Boston crafted a unique sound under Scholz's leadership. In a time when so many new bands sound like assembly line clones, it was great to hear the guitar-driven melodies of a group of rock veterans. At times, the seven-member band employed five guitars cranking it out in front of the superb drumming of newcomer Jeff Neal and the bass lines of Kimberley Dahme.
Dahme, with a great voice and the looks of a voluptuous Sports Illustrated swimsuit model, stole the attention of all able-bodied males in the audience.
Original vocalist Brad Delp, still in first-class vocal form, and Fran Cosmo showed how to share singing duties. Delp graciously noted that Cosmo helps "bail me out" every night when it comes to hitting some of the higher notes that were a little easier to reach nearly 30 years ago. Cosmo's son Anthony also wields a guitar in the band, though he largely hangs in the background.

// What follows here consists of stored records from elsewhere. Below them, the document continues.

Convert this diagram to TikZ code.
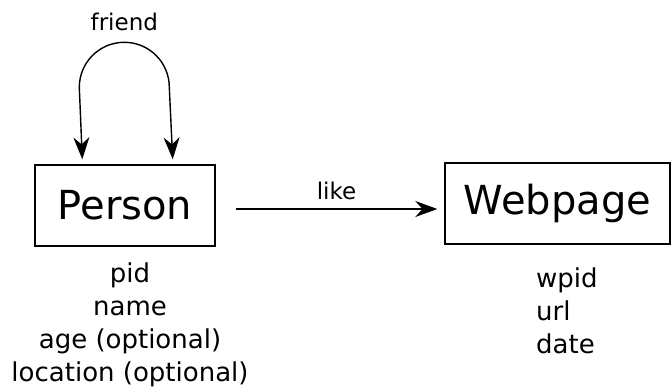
\documentclass[tikz,border=0pt]{standalone}
\usepackage{fontspec}
\setmainfont{DejaVu Sans}
\usetikzlibrary{arrows.meta}
\usetikzlibrary{positioning}

\begin{document}
\begin{tikzpicture}[x=10pt,y=10pt,>={Stealth[length=22pt,width=16pt]},
    entity/.style={draw,line width=1.4pt,minimum height=81pt,inner sep=0pt,font=\fontsize{40}{48}\selectfont},
    attr/.style={inner sep=0pt,font=\fontsize{26}{33}\selectfont},
    rel/.style={font=\fontsize{23}{28}\selectfont},
    link/.style={->,line width=1.4pt}]
    \useasboundingbox (0,0) rectangle (67.1,38.6);

    \node[entity,minimum width=180pt] (Person) at (12.5,18.05) {Person};
    \node[entity,minimum width=225pt] (Webpage) at (55.75,18.25) {Webpage};

    \node[attr,align=center,anchor=north] (PersonAttr) at (13.0,12.3) {pid\\name\\age (optional)\\location (optional)};
    \node[attr,align=left,anchor=north west] (WebpageAttr) at (53.6,11.8) {wpid\\url\\date};

    \coordinate (f0) at ([shift={(4.8,0.5)}]Person.north west);
    \coordinate (f1) at ([shift={(-4.3,0.5)}]Person.north east);
    \draw[link,<->] (f0) -- ++(-0.3,7.2) arc[start angle=180,end angle=90,radius=4.5] coordinate (ftop)
        arc[start angle=90,end angle=0,radius=4.5] -- (f1);
    \node[rel,above=8pt of ftop] (friend) {friend};

    \draw[link] ([shift={(2,-0.35)}]Person.east) -- ([shift={(-0.7,-0.55)}]Webpage.west)
        node[rel,midway,above=5pt] (like) {like};
\end{tikzpicture}
\end{document}
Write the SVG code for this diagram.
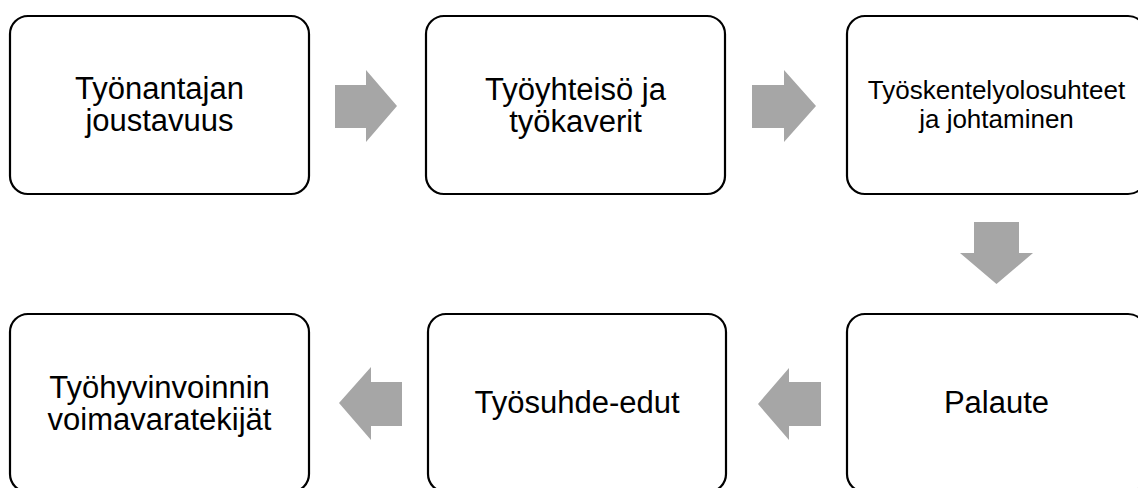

For a solid two and a half hours, 4,000 fans were treated to signature riffs spanning three decades of hits from only five albums.
The group has always been a bit of an enigma, releasing its huge debut album "Boston" in 1976 and following it with the 1978 smash "Don't Look Back." The next three releases were spaced every eight years, with the last in 2002.
Highlights from the lengthy set included "Peace of Mind," "Don't Look Back," "Hollyann" and "Walk On" with Scholz's trademark Phantom of the Opera organ solo, complete with cape.
The evening was capped with stellar renditions of tour de force "Foreplay/Long Time," and two encores featuring "Something About You," "Party" and "Smokin'."